PyTorch View of Autoregressive Pretraining

A decoder language model produces logits of shape

[B, T, V]

where:

Symbol	Meaning
`B`	Batch size
`T`	Sequence length
`V`	Vocabulary size

The target tokens have shape

[B, T]

For next-token prediction, inputs and targets are shifted:

import torch
import torch.nn.functional as F

# token_ids: [B, T]
inputs = token_ids[:, :-1]   # [B, T - 1]
targets = token_ids[:, 1:]   # [B, T - 1]

# model outputs logits: [B, T - 1, V]
logits = model(inputs)

loss = F.cross_entropy(
    logits.reshape(-1, logits.size(-1)),  # [(B * (T - 1)), V]
    targets.reshape(-1)                   # [(B * (T - 1))]
)

The reshaping is needed because cross_entropy expects class scores of shape [N, V] and labels of shape [N].

Each position in each sequence becomes one classification problem over the vocabulary.

PyTorch View of Masked Language Modeling

For masked language modeling, only selected positions contribute to the loss.

# input_ids: corrupted input, shape [B, T]
# labels: original token IDs at masked positions, -100 elsewhere

logits = model(input_ids)  # [B, T, V]

loss = F.cross_entropy(
    logits.reshape(-1, logits.size(-1)),
    labels.reshape(-1),
    ignore_index=-100
)

The label value -100 is commonly used to mark positions that should be ignored by the loss.

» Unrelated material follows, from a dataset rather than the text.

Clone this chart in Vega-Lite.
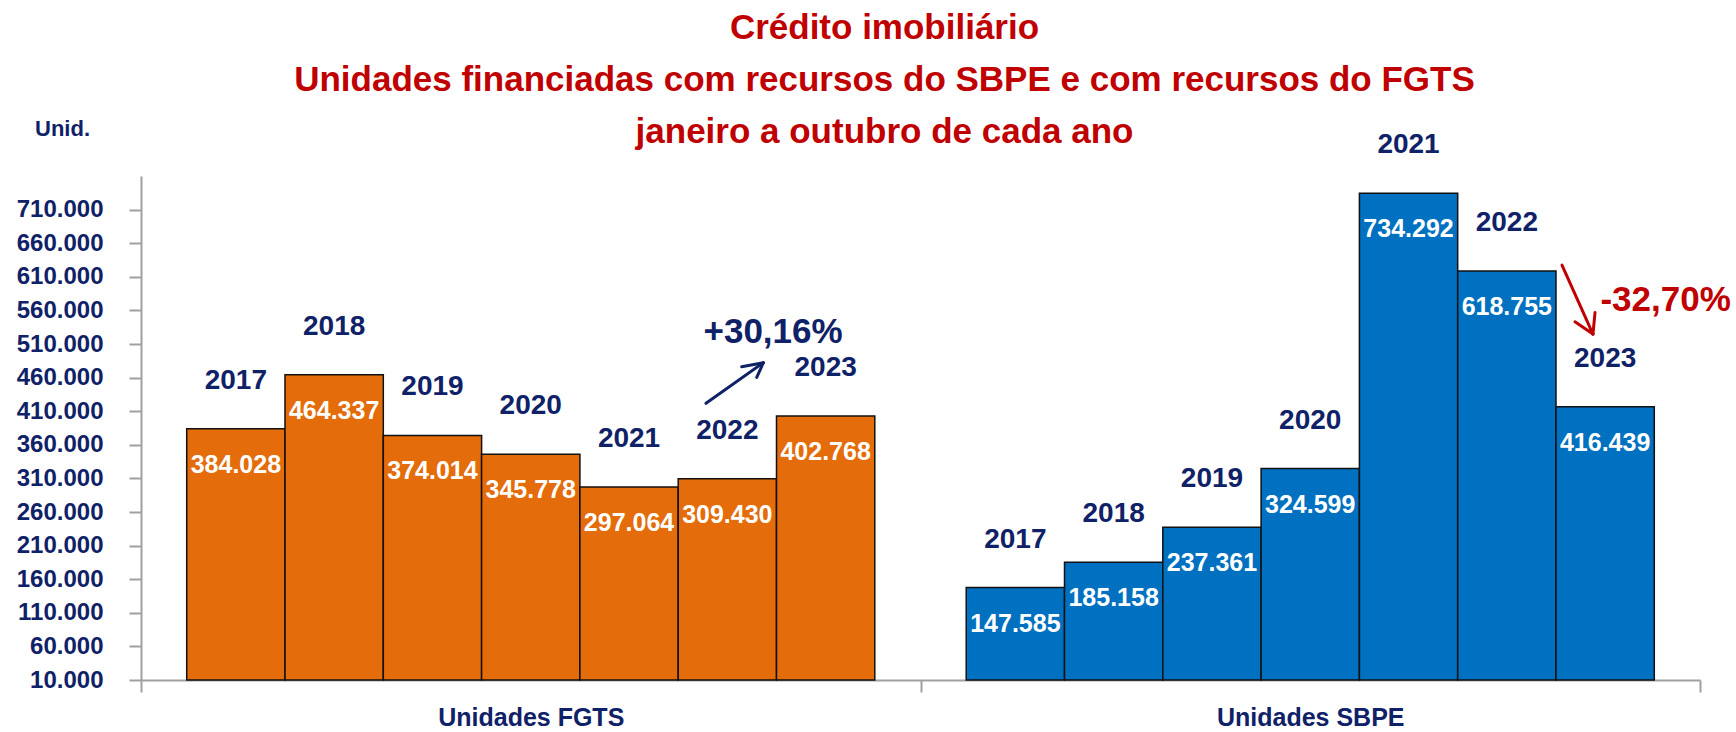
{
  "$schema": "https://vega.github.io/schema/vega-lite/v6.json",
  "width": 1559,
  "height": 504,
  "autosize": {"type": "none"},
  "padding": {"left": 141, "top": 176, "right": 36, "bottom": 52},
  "background": "white",
  "title": {
    "text": ["Crédito imobiliário", "Unidades financiadas com recursos do SBPE e com recursos do FGTS", "janeiro a outubro de cada ano"],
    "font": "Liberation Sans",
    "fontSize": 35,
    "fontWeight": "bold",
    "color": "#C00000",
    "lineHeight": 52,
    "anchor": "middle",
    "frame": "group",
    "dx": -36,
    "dy": 33,
    "offset": 0
  },
  "config": {
    "view": {"stroke": null},
    "locale": {"number": {"decimal": ",", "thousands": ".", "grouping": [3], "currency": ["R$ ", ""]}}
  },
  "datasets": {
    "bars": [
      {"categoria": "Unidades FGTS", "ano": "2017", "valor": 384028},
      {"categoria": "Unidades FGTS", "ano": "2018", "valor": 464337},
      {"categoria": "Unidades FGTS", "ano": "2019", "valor": 374014},
      {"categoria": "Unidades FGTS", "ano": "2020", "valor": 345778},
      {"categoria": "Unidades FGTS", "ano": "2021", "valor": 297064},
      {"categoria": "Unidades FGTS", "ano": "2022", "valor": 309430},
      {"categoria": "Unidades FGTS", "ano": "2023", "valor": 402768},
      {"categoria": "Unidades SBPE", "ano": "2017", "valor": 147585},
      {"categoria": "Unidades SBPE", "ano": "2018", "valor": 185158},
      {"categoria": "Unidades SBPE", "ano": "2019", "valor": 237361},
      {"categoria": "Unidades SBPE", "ano": "2020", "valor": 324599},
      {"categoria": "Unidades SBPE", "ano": "2021", "valor": 734292},
      {"categoria": "Unidades SBPE", "ano": "2022", "valor": 618755},
      {"categoria": "Unidades SBPE", "ano": "2023", "valor": 416439}
    ],
    "notes": [
      {"tipo": "alta", "rotulo": "+30,16%", "sx": 6.43, "v": 528500},
      {"tipo": "queda", "rotulo": "-32,70%", "sx": 15.51, "v": 576100}
    ],
    "arrows": [
      {"tipo": "alta", "x1": 5.748, "y1": 421700, "x2": 6.331, "y2": 482100},
      {"tipo": "alta", "x1": 6.111, "y1": 476100, "x2": 6.331, "y2": 482100},
      {"tipo": "alta", "x1": 6.264, "y1": 460300, "x2": 6.331, "y2": 482100},
      {"tipo": "queda", "x1": 14.456, "y1": 627400, "x2": 14.771, "y2": 524800},
      {"tipo": "queda", "x1": 14.792, "y1": 556800, "x2": 14.771, "y2": 524800},
      {"tipo": "queda", "x1": 14.588, "y1": 543100, "x2": 14.771, "y2": 524800}
    ]
  },
  "layer": [
    {
      "data": {"name": "bars"},
      "encoding": {
        "x": {
          "field": "categoria", "type": "nominal", "sort": null,
          "scale": {"paddingInner": 0, "paddingOuter": 0},
          "axis": {
            "title": null, "labelAngle": 0,
            "labelFont": "Liberation Sans", "labelFontSize": 25, "labelFontWeight": "bold", "labelColor": "#0F2167",
            "labelBaseline": "middle", "labelPadding": 25, "labelLimit": 0,
            "tickBand": "extent", "tickSize": 12, "tickColor": "#A0A0A0", "tickWidth": 2,
            "domainColor": "#A0A0A0", "domainWidth": 2, "grid": false
          }
        },
        "xOffset": {"field": "ano", "type": "nominal", "sort": null, "scale": {"paddingInner": 0, "paddingOuter": 0.465}},
        "y": {
          "field": "valor", "type": "quantitative",
          "scale": {"domain": [10000, 760000], "nice": false, "zero": false},
          "axis": {
            "title": "Unid.", "titleAngle": 0, "titleX": -79, "titleY": -48, "titleAlign": "center", "titleBaseline": "middle",
            "titleFont": "Liberation Sans", "titleFontSize": 22, "titleFontWeight": "bold", "titleColor": "#0F2167",
            "values": [10000, 60000, 110000, 160000, 210000, 260000, 310000, 360000, 410000, 460000, 510000, 560000, 610000, 660000, 710000],
            "format": ",d",
            "labelFont": "Liberation Sans", "labelFontSize": 24, "labelFontWeight": "bold", "labelColor": "#0F2167",
            "labelPadding": 26, "labelOverlap": false, "labelBound": false,
            "tickSize": 12, "tickColor": "#A0A0A0", "tickWidth": 2,
            "domainColor": "#A0A0A0", "domainWidth": 2, "grid": false
          }
        }
      },
      "layer": [
        {
          "mark": {"type": "bar", "stroke": "#111111", "strokeWidth": 1.5},
          "encoding": {
            "y2": {"datum": 10000},
            "color": {"field": "categoria", "type": "nominal", "scale": {"domain": ["Unidades FGTS", "Unidades SBPE"], "range": ["#E46C0A", "#0070C0"]}, "legend": null}
          }
        },
        {
          "mark": {"type": "text", "dy": -48, "baseline": "middle", "align": "center", "font": "Liberation Sans", "fontSize": 28, "fontWeight": "bold", "color": "#0F2167"},
          "encoding": {"text": {"field": "ano", "type": "nominal"}}
        },
        {
          "mark": {"type": "text", "dy": 36, "baseline": "middle", "align": "center", "font": "Liberation Sans", "fontSize": 25, "fontWeight": "bold", "color": "white"},
          "encoding": {"text": {"field": "valor", "type": "quantitative", "format": ",d"}}
        }
      ]
    },
    {
      "layer": [
        {
          "data": {"name": "arrows"},
          "mark": {"type": "rule", "strokeWidth": 3, "strokeCap": "round"},
          "encoding": {
            "x": {"field": "x1", "type": "quantitative", "scale": {"domain": [0, 15.86], "nice": false, "zero": false}, "axis": null},
            "x2": {"field": "x2"},
            "y": {"field": "y1", "type": "quantitative", "scale": {"domain": [10000, 760000], "nice": false, "zero": false}, "axis": null},
            "y2": {"field": "y2"},
            "color": {"field": "tipo", "type": "nominal", "scale": {"domain": ["alta", "queda"], "range": ["#0F2167", "#C00000"]}, "legend": null}
          }
        },
        {
          "data": {"name": "notes"},
          "mark": {"type": "text", "baseline": "middle", "align": "center", "font": "Liberation Sans", "fontSize": 35, "fontWeight": "bold"},
          "encoding": {
            "x": {"field": "sx", "type": "quantitative", "scale": {"domain": [0, 15.86], "nice": false, "zero": false}, "axis": null},
            "y": {"field": "v", "type": "quantitative", "scale": {"domain": [10000, 760000], "nice": false, "zero": false}, "axis": null},
            "text": {"field": "rotulo", "type": "nominal"},
            "color": {"field": "tipo", "type": "nominal", "scale": {"domain": ["alta", "queda"], "range": ["#0F2167", "#C00000"]}, "legend": null}
          }
        }
      ]
    }
  ],
  "resolve": {"scale": {"x": "independent", "y": "independent", "color": "independent"}}
}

Only masked positions update the model for the prediction objective.

This differs from autoregressive training, where almost every token position usually contributes to the loss.

What Pretraining Teaches

Pretraining teaches several kinds of structure at once.

At the surface level, the model learns spelling, syntax, punctuation, formatting, and local phrase patterns.

At the semantic level, it learns associations among entities, concepts, events, and relations.

At the discourse level, it learns genre, style, argument structure, dialogue patterns, code structure, and document organization.

At the computational level, it may learn procedures that are represented in text, such as arithmetic patterns, program traces, proofs, and stepwise explanations.

The objective itself may be simple, but the data distribution is rich. Predicting tokens across trillions of examples forces the model to represent many latent variables that explain text.

Limits of Pretraining Objectives

Pretraining objectives have important limits.

First, token prediction rewards plausibility. It does not directly reward truth, honesty, usefulness, or harmlessness.

Second, the model learns from a fixed corpus. It cannot know events after the data cutoff unless connected to retrieval or tools.

Third, the model may memorize rare strings, especially if they appear repeatedly in training data.

Fourth, the model may learn social biases, unsafe instructions, or low-quality patterns present in the corpus.

Fifth, the model may learn shortcuts. A low loss can hide brittle reasoning, shallow pattern matching, or benchmark contamination.

For these reasons, pretraining is only the first stage in building a useful large language model. Later stages may include supervised fine-tuning, instruction tuning, reinforcement learning from preferences, rejection sampling, constitutional training, retrieval augmentation, tool training, and safety evaluation.

Summary

A pretraining objective defines how a language model learns from large unlabeled or weakly structured text corpora.

Autoregressive language modeling predicts the next token from previous tokens. It is the dominant objective for decoder-only large language models and works naturally for generation.

Masked language modeling predicts hidden tokens from bidirectional context. It is effective for encoder models and representation learning.

Denoising sequence modeling reconstructs clean text from corrupted text. It is common for encoder-decoder models and conditional generation.

Contrastive pretraining learns useful embedding spaces for retrieval and semantic matching.

The objective, architecture, tokenizer, data mixture, and compute budget together determine what a pretrained model can learn. Pretraining gives the model broad linguistic and statistical competence. Later adaptation turns that competence into more controlled behavior.